Sarah Skinner 1 , 2 , Mor Diaw 3 , Maïmouna Ndour Mbaye 4 , Philippe Joly 1 , 2 , 5 , Céline Renoux 1 , 2 , 5 , Céline Masson 4 , Charlotte Cuerq 6 , Philomène Lopez 7 , Malick Ndour 7 , Demba Diedhiou 4 , Djiby Sow 4 , Saliou Diop 8 , Abdoulaye Samb 3 , Vincent Pialoux 1 , 2 , 9 , Philippe Connes 1 , 2 , 9 , *
15 February 2019
Fasting glucose (FG) and glycated hemoglobin A1c (HbA1c) perform sub-optimally in people of African origin, especially in individuals with sickle-cell trait (SCT).

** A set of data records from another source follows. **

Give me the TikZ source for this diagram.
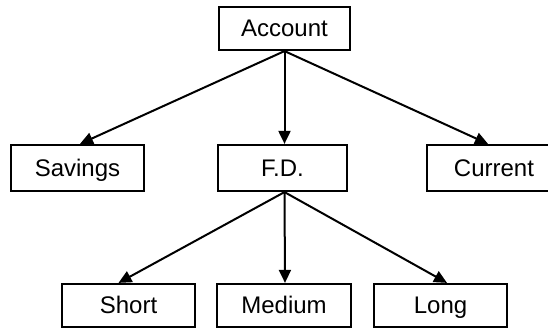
\documentclass[tikz,border=0pt]{standalone}
\usepackage{fontspec}
\setmainfont{Liberation Sans}
\usetikzlibrary{arrows.meta}
\begin{document}
\begin{tikzpicture}[x=1pt,y=1pt,
  box/.style={draw, line width=2.2pt, minimum width=131pt, minimum height=44pt,
    inner sep=0pt, text height=19pt, text depth=2pt,
    font=\fontsize{24}{27}\selectfont},
  link/.style={line width=2pt, -{Triangle[length=13pt,width=12pt]}}]
\useasboundingbox (0,0) rectangle (548,328);
% top level
\node[box, minimum height=43pt] (acc) at (284.5,299.5) {Account};
% second level
\node[box, minimum width=133pt, minimum height=46pt] (sav) at (77.5,160) {Savings};
\node[box, minimum width=129pt, minimum height=46pt] (fd) at (282.5,160) {F.D.};
\node[box, minimum width=134pt, minimum height=46pt] (cur) at (494,160) {Current};
% third level
\node[box, minimum width=133pt, minimum height=43pt] (sho) at (128.5,22.5) {Short};
\node[box, minimum width=134pt, minimum height=43pt] (med) at (284,22.5) {Medium};
\node[box, minimum width=133pt, minimum height=43pt] (lon) at (440.5,22.5) {Long};
% connectors
\draw[link] (acc.south) -- ([xshift=2.5pt]sav.north);
\draw[link] (acc.south) -- (acc.south |- fd.north);
\draw[link] (acc.south) -- ([xshift=-6pt]cur.north);
\draw[link] ([xshift=2pt]fd.south) -- ([xshift=-10pt]sho.north);
\draw[link] ([xshift=2pt]fd.south) -- ([xshift=1pt]med.north);
\draw[link] ([xshift=2pt]fd.south) -- ([xshift=6.5pt]lon.north);
\end{tikzpicture}
\end{document}
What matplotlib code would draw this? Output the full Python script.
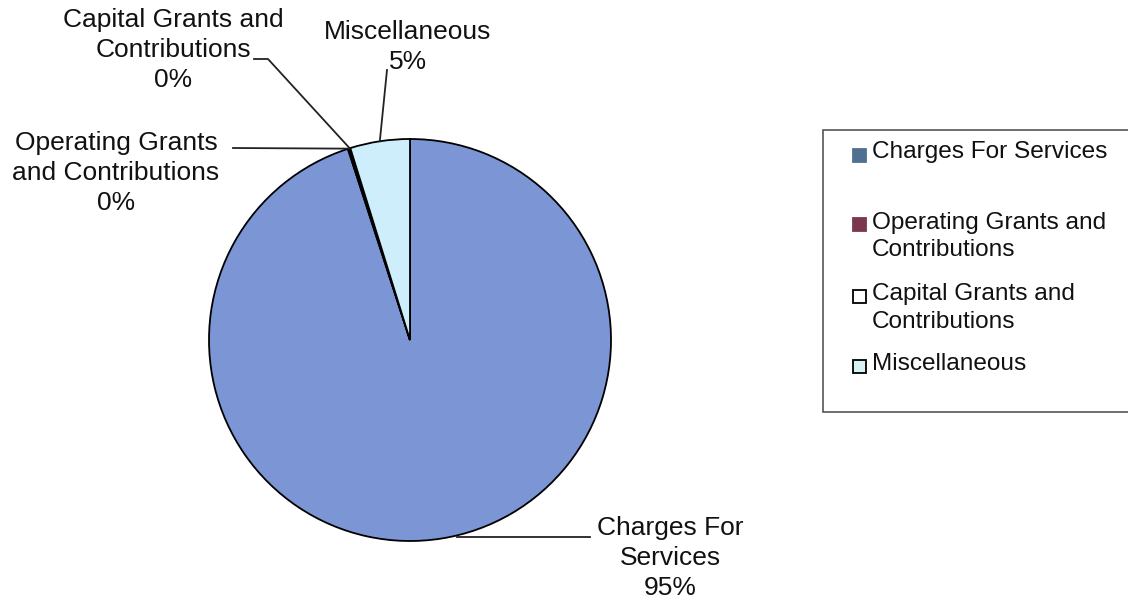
import numpy as np
import matplotlib.pyplot as plt
from matplotlib.patches import Rectangle

plt.rcParams['font.family'] = ['Liberation Sans', 'DejaVu Sans']

# revenue shares (percent)
categories = ['Charges For Services', 'Operating Grants and Contributions',
              'Capital Grants and Contributions', 'Miscellaneous']
shares = [95.0, 0.1, 0.1, 4.8]
slice_colors = ['#7b95d5', '#7b3650', '#ffffff', '#cdeefa']
legend_colors = ['#50708f', '#7b3650', '#ffffff', '#d6f2f2']

W, H = 1128, 598
fig = plt.figure(figsize=(W / 100, H / 100), dpi=100)
ax = fig.add_axes([0, 0, 1, 1])


def py(y):
    # pixel rows count downwards
    return H - y


cx, cy, r = 410, py(340), 201
wedges, _ = ax.pie(shares, colors=slice_colors, startangle=90, counterclock=False,
                   radius=r, center=(cx, cy), frame=True,
                   wedgeprops=dict(edgecolor='black', linewidth=1.3))
ax.set_xlim(0, W)
ax.set_ylim(0, H)
ax.set_aspect('equal')
ax.axis('off')

fs = 19
# label text: centre x, centre y of the block, and the points the leader runs through
labels = [
    ('Charges For\nServices\n{:.0f}%', 670, 558, [(590, 537), (457, 537)]),
    ('Operating Grants\nand Contributions\n{:.0f}%', 116, 173, [(233, 148)]),
    ('Capital Grants and\nContributions\n{:.0f}%', 173, 50, [(254, 59), (268, 59)]),
    ('Miscellaneous\n{:.0f}%', 408, 47, [(387, 70)]),
]
for w, val, (txt, tx, ty, pts) in zip(wedges, shares, labels):
    ax.text(tx, py(ty), txt.format(val), ha='center', va='center', fontsize=fs,
            linespacing=1.32, color='#111111')
    mid = np.deg2rad((w.theta1 + w.theta2) / 2)
    ex, ey = cx + r * np.cos(mid), cy + r * np.sin(mid)
    if len(pts) == 2 and pts[0][1] == pts[1][1] and val > 50:
        # large slice: leader stays level and ends on the rim
        xs = [p[0] for p in pts]
        ys = [py(p[1]) for p in pts]
    else:
        xs = [p[0] for p in pts] + [ex]
        ys = [py(p[1]) for p in pts] + [ey]
    ax.plot(xs, ys, color='#222222', linewidth=1.3)

# legend box
ax.add_patch(Rectangle((823, py(412)), 320, 282, facecolor='white',
                       edgecolor='#555555', linewidth=1.2, clip_on=False))
text_rows = [152, 236.5, 308, 364]
swatch_rows = [155, 224, 296, 366]
for i, (name, col) in enumerate(zip(categories, legend_colors)):
    edge = col if i < 2 else 'black'
    ax.add_patch(Rectangle((853, py(swatch_rows[i]) - 7), 13, 13, facecolor=col,
                           edgecolor=edge, linewidth=1.3))
    wrapped = name.replace(' and Contributions', ' and\nContributions')
    ax.text(872, py(text_rows[i]), wrapped, ha='left', va='center', fontsize=17.6,
            linespacing=1.35, color='#111111')

fig.savefig('out.png', dpi=100, facecolor='white')
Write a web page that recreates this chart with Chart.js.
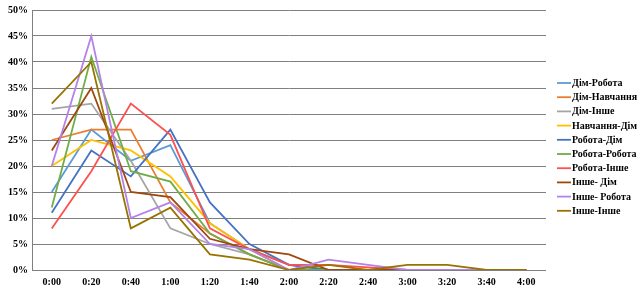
<!DOCTYPE html>
<html>
<head>
<meta charset="utf-8">
<script src="https://cdn.jsdelivr.net/npm/chart.js@4/dist/chart.umd.min.js"></script>
<style>
  html, body { margin: 0; padding: 0; background: #fff; }
  #wrap { width: 640px; height: 289px; position: relative; }
</style>
</head>
<body>
<div id="wrap"><canvas id="c" width="640" height="289"></canvas></div>
<script>
const categories = ["0:00","0:20","0:40","1:00","1:20","1:40","2:00","2:20","2:40","3:00","3:20","3:40","4:00"];
const seriesNames = ["Дім-Робота","Дім-Навчання","Дім-Інше","Навчання-Дім","Робота-Дім","Робота-Робота","Робота-Інше","Інше- Дім","Інше- Робота","Інше-Інше"];
const domRobota     = [15,27,21,24,9,4,1,0,0,0,0,0,0];
const domNavchannia = [25,27,27,13,7,3,0,0,0,0,0,0,0];
const domInshe      = [31,32,21,8,5,3,0,0,0,0,0,0,0];
const navchanniaDom = [20,25,23,18,9,4,0,0,0,0,0,0,0];
const robotaDom     = [11,23,18,27,13,5,1,0,0,0,0,0,0];
const robotaRobota  = [12,41,19,17,7,3,0,0,0,0,0,0,0];
const robotaInshe   = [8,19,32,26,8,4,1,1,0.5,0,0,0,0];
const insheDom      = [23,35,15,14,6,4,3,0,0,0,0,0,0];
const insheRobota   = [20,45,10,13,5,4,0,2,1,0,0,0,0];
const insheInshe    = [32,40,8,12,3,2,0,1,0,1,1,0,0];
const yTickValues   = [0,5,10,15,20,25,30,35,40,45,50];

const seriesValues = [domRobota,domNavchannia,domInshe,navchanniaDom,robotaDom,robotaRobota,robotaInshe,insheDom,insheRobota,insheInshe];
const colors = ["#5B9BD5","#ED7D31","#A5A5A5","#FFC000","#4472C4","#70AD47","#FF5050","#9E480E","#B482E8","#997300"];

const FONT = "'Liberation Serif', 'Times New Roman', serif";

const legendPlugin = {
  id: 'customLegend',
  afterDraw(chart) {
    const ctx = chart.ctx;
    ctx.save();
    ctx.font = "bold 10px " + FONT;
    ctx.textBaseline = 'middle';
    ctx.textAlign = 'left';
    chart.data.datasets.forEach((ds, i) => {
      const y = 83 + i * 14.2;
      ctx.strokeStyle = ds.borderColor;
      ctx.lineWidth = 1.8;
      ctx.beginPath();
      ctx.moveTo(557, y);
      ctx.lineTo(571, y);
      ctx.stroke();
      ctx.fillStyle = '#000';
      ctx.fillText(ds.label, 572, y + 0.5);
    });
    ctx.restore();
  }
};

new Chart(document.getElementById('c'), {
  type: 'line',
  data: {
    labels: categories,
    datasets: seriesNames.map((name, i) => ({
      label: name,
      data: seriesValues[i],
      borderColor: colors[i],
      backgroundColor: colors[i],
      borderWidth: 1.8,
      pointRadius: 0,
      tension: 0,
      fill: false,
      order: seriesNames.length - i
    }))
  },
  options: {
    responsive: false,
    animation: false,
    devicePixelRatio: 1,
    layout: { padding: { top: 10, right: 94, left: 0, bottom: 0 } },
    plugins: {
      legend: { display: false },
      tooltip: { enabled: false }
    },
    scales: {
      x: {
        offset: true,
        grid: { display: false, drawTicks: false },
        border: { display: false },
        ticks: {
          padding: 6,
          color: '#000',
          font: { family: FONT, size: 10, weight: 'bold' },
          maxRotation: 0,
          autoSkip: false
        },
        afterFit(scale) { scale.height = 19; }
      },
      y: {
        min: 0,
        max: 50,
        afterBuildTicks(scale) { scale.ticks = yTickValues.map(v => ({ value: v })); },
        grid: { color: '#7f7f7f', lineWidth: 1, drawTicks: false },
        border: { display: true, color: '#7f7f7f', width: 1 },
        ticks: {
          padding: 4,
          color: '#000',
          font: { family: FONT, size: 10, weight: 'bold' },
          callback: v => v + '%'
        },
        afterFit(scale) { scale.width = 32; }
      }
    }
  },
  plugins: [legendPlugin]
});
</script>
</body>
</html>
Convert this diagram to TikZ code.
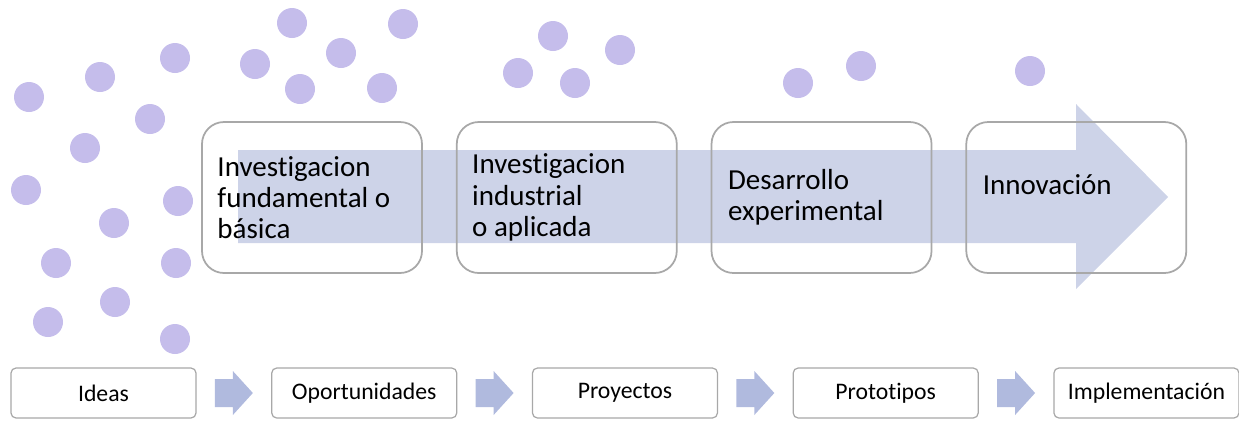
\documentclass[tikz,border=0pt]{standalone}
\usepackage{fontspec}
\setmainfont{Carlito}[Ligatures=NoCommon]
\usetikzlibrary{positioning, calc}
\definecolor{lila}{RGB}{197,189,235}
\definecolor{azul}{RGB}{205,211,232}
\definecolor{azulito}{RGB}{176,186,222}
\definecolor{borde}{RGB}{168,168,168}
\tikzset{
    % node styles
    etapa/.style = {draw=borde, line width=1pt, rounded corners=4.4mm, minimum width=44mm, minimum height=30.2mm},
    paso/.style = {draw=borde, line width=0.7pt, rounded corners=1mm, minimum width=37mm, minimum height=10mm, font=\fontsize{13.5}{15}\selectfont},
    texto/.style = {anchor=west, align=left, inner sep=0pt, font=\fontsize{16.5}{17.8}\selectfont},
    % fill styles
    punto/.style = {fill=lila},
    flecha/.style = {fill=azul},
    flechita/.style = {fill=azulito}
}

\begin{document}
\begin{tikzpicture}[x=0.2mm, y=-0.2mm, node distance=6.6mm]
        \useasboundingbox (0,0) rectangle (1239,420);

        % big arrow behind the stages
        \fill[flecha] (238,150) -- (1076,150) -- (1076,104) -- (1168,197)
            -- (1076,289) -- (1076,243) -- (238,243) -- cycle;

        % scattered ideas
        \foreach \x/\y in {292/23, 403/24, 175/58, 255/64, 341/53, 100/77, 29/97,
            300/89, 382/88, 150/119, 85/148, 26/190, 178/201, 114/223, 56/263,
            176/263, 115/302, 48/322, 175/339, 553/36, 620/50, 518/73, 575/83,
            798/83, 861/66, 1030/71}
            \fill[punto] (\x,\y) circle (3mm);

        % stages
        \node[etapa] (e1) at (312,197.5) {};
        \node[etapa] (e2) [right=of e1] {};
        \node[etapa] (e3) [right=of e2] {};
        \node[etapa] (e4) [right=of e3] {};

        \node[texto] (t1) at ([xshift=3.2mm]e1.west) {Investigacion\\fundamental o\\básica};
        \node[texto] (t2) at ([xshift=3.2mm]e2.west) {Investigacion\\industrial\\o aplicada};
        \node[texto] (t3) at ([xshift=3.4mm]e3.west) {Desarrollo\\experimental};
        \node[texto] (t4) at ([xshift=3.4mm, yshift=2.5mm]e4.west) {Innovación};

        % bottom chain
        \node[paso] (p1) at (103.5,393) {Ideas};
        \node[paso] (p2) [right=14.9mm of p1] {Oportunidades};
        \node[paso] (p3) [right=14.9mm of p2] {Proyectos};
        \node[paso] (p4) [right=14.9mm of p3] {Prototipos};
        \node[paso] (p5) [right=14.9mm of p4] {Implementación};

        \foreach \a/\b in {p1/p2, p2/p3, p3/p4, p4/p5}
            \fill[flechita] ($(\a.east)!0.5!(\b.west)$) ++(-19,-14) -- ++(18,0) -- ++(0,-8)
                -- ++(20,22) -- ++(-20,22) -- ++(0,-8) -- ++(-18,0) -- cycle;

\end{tikzpicture}
\end{document}
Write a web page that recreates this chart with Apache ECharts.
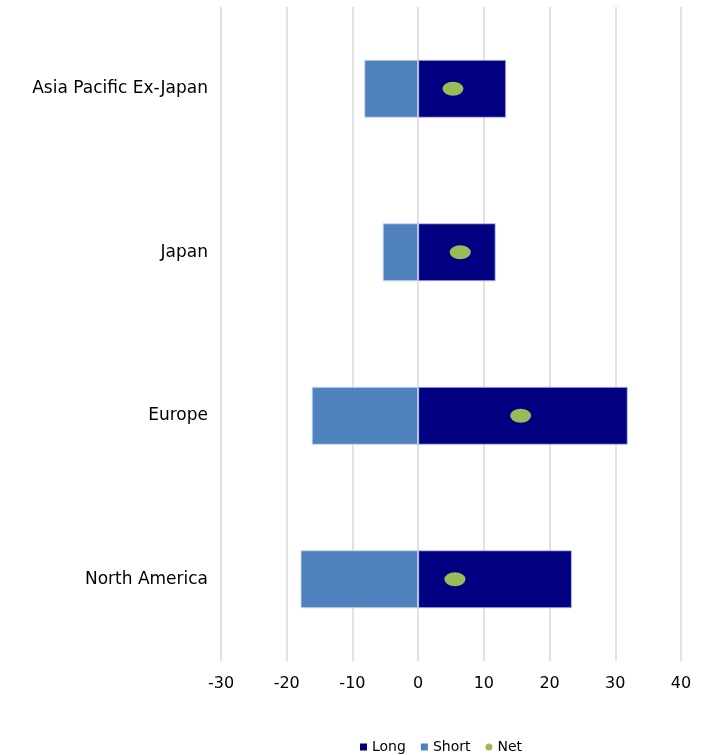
<!DOCTYPE html>
<html><head><meta charset="utf-8">
<script src="https://cdn.jsdelivr.net/npm/echarts@6/dist/echarts.min.js"></script>
<style>html,body{margin:0;padding:0;background:#fff}#c{width:704px;height:755px}</style>
</head><body><div id="c"></div>
<script>
const categories = ['Asia Pacific Ex-Japan', 'Japan', 'Europe', 'North America'];
const longValues = [13.4, 11.8, 31.9, 23.4];
const shortValues = [-8.2, -5.4, -16.2, -17.9];
const netValues = [5.3, 6.4, 15.6, 5.6];
const xTicks = [-30, -20, -10, 0, 10, 20, 30, 40];

const chart = echarts.init(document.getElementById('c'));
const font = 'DejaVu Sans, Liberation Sans, Arial, sans-serif';
chart.setOption({
  animation: false,
  backgroundColor: '#fff',
  grid: { left: 221, right: 23, top: 7, bottom: 94 },
  xAxis: {
    type: 'value', min: xTicks[0], max: xTicks[xTicks.length - 1], interval: 10,
    axisLine: { show: false }, axisTick: { show: false },
    axisLabel: { color: '#000', fontSize: 16, fontFamily: font, margin: 15 },
    splitLine: { lineStyle: { color: '#d9d9d9', width: 1.5 } }
  },
  yAxis: {
    type: 'category', data: categories, inverse: true,
    axisLine: { show: false }, axisTick: { show: false },
    axisLabel: { color: '#000', fontSize: 17, fontFamily: font, margin: 13 }
  },
  legend: {
    left: 355, top: 735,
    itemWidth: 7, itemHeight: 7, itemGap: 15,
    itemStyle: { borderWidth: 0 },
    textStyle: { color: '#000', fontSize: 14, fontFamily: font },
    data: [
      { name: 'Long', icon: 'rect' },
      { name: 'Short', icon: 'rect' },
      { name: 'Net', icon: 'circle' }
    ]
  },
  series: [
    {
      name: 'Long', type: 'bar', data: longValues, barWidth: 58, barGap: '-100%',
      itemStyle: { color: '#000080', borderColor: 'rgba(190,190,235,0.8)', borderWidth: 1 }
    },
    {
      name: 'Short', type: 'bar', data: shortValues, barWidth: 58,
      itemStyle: { color: '#4F81BD', borderColor: 'rgba(200,215,240,0.9)', borderWidth: 1 }
    },
    {
      name: 'Net', type: 'scatter', symbol: 'circle', symbolSize: [21, 14],
      data: netValues.map((v, i) => [v, i]),
      itemStyle: { color: '#9BBB59', opacity: 1 }, z: 5
    }
  ]
});
</script></body></html>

The purpose of this study was to compare the relationships between HbA1c, FG, and fructosamine in individuals from Senegal with and without SCT. HbA1c, FG, and fructosamine were measured in 203 adults from Senegal (100 control: 45 with type 2 diabetes (T2D); 103 SCT: 51 with T2D). Significant, positive correlations were observed between HbA1c and FG, fructosamine and FG, and fructosamine and HbA1c in both groups. The limits of agreement were inappropriately large in both groups for the Bland-Altman plots of HbA1c and FG (control: -95.97 to 83.97%; SCT: -115.9 to 91.52%), fructosamine and FG (control: -100.6 to 99.89%; SCT: -105.6 to 100.6%), and fructosamine and HbA1c (control: -52.03 to 38.98%; SCT: -88.04 to 71.41%). In both groups, the greatest proportion of subjects were considered above the clinical cut-point for hyperglycemia when fructosamine was used as the criterion (control: 33%; SCT: 44.6%), and the lowest percentage of subjects were classified as over the clinical cut-point when HbA1c was used as the criterion (control: 21%; SCT: 27.7%).Substantial disparities between HbA1c, FG, and fructosamine were observed in both groups, and these differences were exaggerated in the SCT group. Therefore, these three biomarkers should not be considered to be interchangeable measures of glycemic control. These biomarkers should be used thoughtfully, and special care should be taken when using them in individuals with SCT.